### [Exercise description]
Leave out the images; return the rest of the data exactly.

### [Supplied material]
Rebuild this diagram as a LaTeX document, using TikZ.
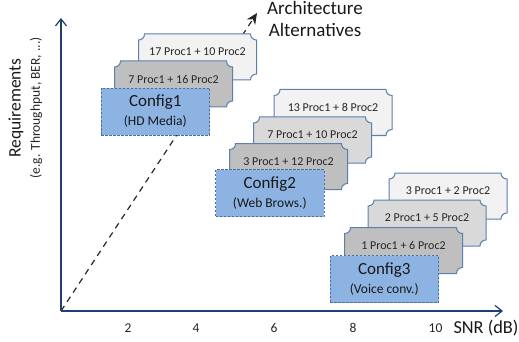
\documentclass[tikz,border=0pt]{standalone}
\usepackage{fontspec}
\setmainfont{Carlito}
\usetikzlibrary{arrows.meta}
\definecolor{axisblue}{HTML}{1F3F6E}
\definecolor{plaqueline}{HTML}{5B80AC}
\definecolor{configfill}{HTML}{8DB3E2}
\definecolor{configline}{HTML}{4A6FA5}
\definecolor{tonea}{HTML}{F2F2F2}
\definecolor{toneb}{HTML}{D9D9D9}
\definecolor{tonec}{HTML}{BFBFBF}
\tikzset{
  axisline/.style={draw=axisblue,line width=1.3pt,-{Straight Barb[length=7pt,width=11pt,line width=1.2pt]}},
  plaquebody/.style={draw=plaqueline,line width=1pt},
  plaquetext/.style={font=\fontsize{12}{14}\selectfont,text=black!85,inner sep=0pt},
  configbox/.style={draw=configline,fill=configfill,dashed,dash pattern=on 2.5pt off 1.5pt,line width=0.8pt,minimum width=108.5pt,minimum height=47pt,inner sep=0pt,align=center,font=\fontsize{17}{21}\selectfont,text=black!90},
  ticklabel/.style={font=\fontsize{13.5}{16}\selectfont,text=black!85,inner sep=0pt},
}
% #1 name, #2 left, #3 top, #4 fill, #5 text
\newcommand{\plaque}[5]{%
  \def\xl{#2}\def\yt{#3}%
  \pgfmathsetmacro{\xr}{#2+118}\pgfmathsetmacro{\yb}{#3+46}%
  \path[plaquebody,fill=#4]
    (\xl+6,\yt) -- (\xr-6,\yt)
    .. controls (\xr-6,\yt+3.5) and (\xr-3.5,\yt+6) .. (\xr,\yt+6)
    -- (\xr,\yb-6)
    .. controls (\xr-3.5,\yb-6) and (\xr-6,\yb-3.5) .. (\xr-6,\yb)
    -- (\xl,\yb) -- (\xl,\yt+6)
    .. controls (\xl+3.5,\yt+6) and (\xl+6,\yt+3.5) .. (\xl+6,\yt) -- cycle;
  \node[plaquetext] (#1) at (\xl+59,\yt+18) {#5};
}
\newcommand{\configbox}[5]{%
  \node[configbox] (#1) at (#2+54.25,#3+23.5) {\raisebox{-1pt}{#4}\\[-2pt]\raisebox{-1pt}{\fontsize{13.5}{15}\selectfont #5}};
}
\begin{document}
\begin{tikzpicture}[x=1pt,y=-1pt]
\useasboundingbox (0,0) rectangle (519,342);
\fill[white] (0,0) rectangle (519,342);
\coordinate (origin) at (61,311);
\coordinate (ytop) at (61,18);
\coordinate (xend) at (503,311);
\coordinate (diag) at (257,13);
\draw[black!85,line width=1.2pt,dash pattern=on 6pt off 5pt,-{Stealth[length=11pt,width=10pt]}] (origin) -- (diag);
\draw[axisline] (origin) -- (ytop);
\draw[axisline] (origin) -- (xend);

\plaque{pa}{138.5}{34}{tonea}{17 Proc1 + 10 Proc2}
\plaque{pb}{114.5}{61}{tonec}{7 Proc1 + 16 Proc2}
\configbox{ca}{101}{88}{Config1}{(HD Media)}

\plaque{pc}{274}{89.5}{tonea}{13 Proc1 + 8 Proc2}
\plaque{pd}{253.5}{117}{toneb}{7 Proc1 + 10 Proc2}
\plaque{pe}{229.5}{143.5}{tonec}{3 Proc1 + 12 Proc2}
\configbox{cb}{215.5}{169.5}{Config2}{(Web Brows.)}

\plaque{pf}{389}{173}{tonea}{3 Proc1 + 2 Proc2}
\plaque{pg}{368}{200}{toneb}{2 Proc1 + 5 Proc2}
\plaque{ph}{344.5}{227.5}{tonec}{1 Proc1 + 6 Proc2}
\configbox{cc}{330}{255.5}{Config3}{(Voice conv.)}

\node[ticklabel] (t2) at (128,328) {2};
\node[ticklabel] (t4) at (196,328) {4};
\node[ticklabel] (t6) at (274,328) {6};
\node[ticklabel] (t8) at (353,328) {8};
\node[ticklabel] (t10) at (435.5,328) {10};
\node[font=\fontsize{18.3}{20}\selectfont,text=black!90,inner sep=0pt] (snr) at (486,328) {SNR (dB)};
\node[font=\fontsize{19}{22}\selectfont,text=black!90,align=center,inner sep=0pt] (arch) at (315,19) {Architecture\\Alternatives};
\node[rotate=90,font=\fontsize{17.5}{20}\selectfont,text=black!90,inner sep=0pt] (req) at (16,108) {Requirements};
\node[rotate=90,font=\fontsize{13.5}{15}\selectfont,text=black!85,inner sep=0pt] (reqs) at (36,108) {(e.g. Throughput, BER, ...)};
\end{tikzpicture}
\end{document}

### [Result of this exercise]
Rebuild this diagram as a LaTeX document, using TikZ.
\documentclass[tikz,border=0pt]{standalone}
\usepackage{fontspec}
\setmainfont{Carlito}
\usetikzlibrary{arrows.meta}
\definecolor{axisblue}{HTML}{1F3F6E}
\definecolor{plaqueline}{HTML}{5B80AC}
\definecolor{configfill}{HTML}{8DB3E2}
\definecolor{configline}{HTML}{4A6FA5}
\definecolor{tonea}{HTML}{F2F2F2}
\definecolor{toneb}{HTML}{D9D9D9}
\definecolor{tonec}{HTML}{BFBFBF}
\tikzset{
  axisline/.style={draw=axisblue,line width=1.3pt,-{Straight Barb[length=7pt,width=11pt,line width=1.2pt]}},
  plaquebody/.style={draw=plaqueline,line width=1pt},
  plaquetext/.style={font=\fontsize{12}{14}\selectfont,text=black!85,inner sep=0pt},
  configbox/.style={draw=configline,fill=configfill,dashed,dash pattern=on 2.5pt off 1.5pt,line width=0.8pt,minimum width=108.5pt,minimum height=47pt,inner sep=0pt,align=center,font=\fontsize{17}{21}\selectfont,text=black!90},
  ticklabel/.style={font=\fontsize{13.5}{16}\selectfont,text=black!85,inner sep=0pt},
}
% #1 name, #2 left, #3 top, #4 fill, #5 text
\newcommand{\plaque}[5]{%
  \def\xl{#2}\def\yt{#3}%
  \pgfmathsetmacro{\xr}{#2+118}\pgfmathsetmacro{\yb}{#3+46}%
  \path[plaquebody,fill=#4]
    (\xl+6,\yt) -- (\xr-6,\yt)
    .. controls (\xr-6,\yt+3.5) and (\xr-3.5,\yt+6) .. (\xr,\yt+6)
    -- (\xr,\yb-6)
    .. controls (\xr-3.5,\yb-6) and (\xr-6,\yb-3.5) .. (\xr-6,\yb)
    -- (\xl,\yb) -- (\xl,\yt+6)
    .. controls (\xl+3.5,\yt+6) and (\xl+6,\yt+3.5) .. (\xl+6,\yt) -- cycle;
  \node[plaquetext] (#1) at (\xl+59,\yt+18) {#5};
}
\newcommand{\configbox}[5]{%
  \node[configbox] (#1) at (#2+54.25,#3+23.5) {\raisebox{-1pt}{#4}\\[-2pt]\raisebox{-1pt}{\fontsize{13.5}{15}\selectfont #5}};
}
\begin{document}
\begin{tikzpicture}[x=1pt,y=-1pt]
\useasboundingbox (0,0) rectangle (519,342);
\fill[white] (0,0) rectangle (519,342);
\coordinate (origin) at (61,311);
\coordinate (ytop) at (61,18);
\coordinate (xend) at (503,311);
\coordinate (diag) at (257,13);
\draw[black!85,line width=1.2pt,dash pattern=on 6pt off 5pt,-{Stealth[length=11pt,width=10pt]}] (origin) -- (diag);
\draw[axisline] (origin) -- (ytop);
\draw[axisline] (origin) -- (xend);

\plaque{pa}{138.5}{34}{tonea}{17 Proc1 + 10 Proc2}
\plaque{pb}{114.5}{61}{tonec}{7 Proc1 + 16 Proc2}
\configbox{ca}{101}{88}{Config1}{(HD Media)}

\plaque{pc}{274}{89.5}{tonea}{13 Proc1 + 8 Proc2}
\plaque{pd}{253.5}{117}{toneb}{7 Proc1 + 10 Proc2}
\plaque{pe}{229.5}{143.5}{tonec}{3 Proc1 + 12 Proc2}
\configbox{cb}{215.5}{169.5}{Config2}{(Web Brows.)}

\plaque{pf}{389}{173}{tonea}{3 Proc1 + 2 Proc2}
\plaque{pg}{368}{200}{toneb}{2 Proc1 + 5 Proc2}
\plaque{ph}{344.5}{227.5}{tonec}{1 Proc1 + 6 Proc2}
\configbox{cc}{330}{255.5}{Config3}{(Voice conv.)}

\node[ticklabel] (t2) at (128,328) {2};
\node[ticklabel] (t4) at (196,328) {4};
\node[ticklabel] (t6) at (274,328) {6};
\node[ticklabel] (t8) at (353,328) {8};
\node[ticklabel] (t10) at (435.5,328) {10};
\node[font=\fontsize{18.3}{20}\selectfont,text=black!90,inner sep=0pt] (snr) at (486,328) {SNR (dB)};
\node[font=\fontsize{19}{22}\selectfont,text=black!90,align=center,inner sep=0pt] (arch) at (315,19) {Architecture\\Alternatives};
\node[rotate=90,font=\fontsize{17.5}{20}\selectfont,text=black!90,inner sep=0pt] (req) at (16,108) {Requirements};
\node[rotate=90,font=\fontsize{13.5}{15}\selectfont,text=black!85,inner sep=0pt] (reqs) at (36,108) {(e.g. Throughput, BER, ...)};
\end{tikzpicture}
\end{document}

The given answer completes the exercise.